Como tercer punto, está la problemática a la que se enfrentan específicamente los recolectores: no están reconocidos o regulados como oficio a pesar de existir y ser parte de una tradición.
“En ChileValora (Comisión del Sistema Nacional de Certificación de Competencias Laborales) no se encuentra la recolección como rubro. Están invisibilizados dentro de la economía del país y desamparados de las políticas públicas y eso repercute en el día a día de ellas y ellos”, explica Daniela de Fundación Fungi.
Desde su mirada, la solución está en promover y potenciar el oficio de recolector. “Lo único que hacen es poder sobrevivir y llevar el trabajo por como lo han hecho por mucho tiempo. No hay recursos que puedan mejorar su trabajo y es un rubro muy antiguo”, agrega.

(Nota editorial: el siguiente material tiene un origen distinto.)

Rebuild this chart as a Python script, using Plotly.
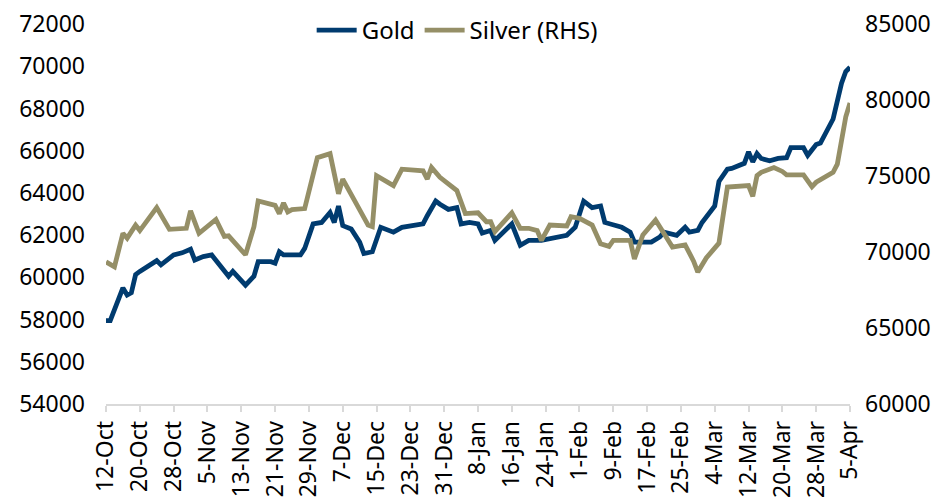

Ante esta problemática, Óscar alza la voz: “Sería buena su regularización, la situación actual está mal. Por ejemplo, nosotros como recolectores hemos hecho varias intervenciones con productos naturales como la manzana o rosa mosqueta, pero cuando hacemos de la nalca debemos estar pidiendo y pidiendo permisos. Estamos desamparados y nos sentíamos abandonados por el Estado”.
Mientras, Óscar sigue recorriendo la cuenca del río Maihue buscando la nalca más rosada, Viviana sigue esperanzada de encontrar el hongo más grande y Javiera espera llegar al hogar para comer una tortilla de nalca con digüeñes.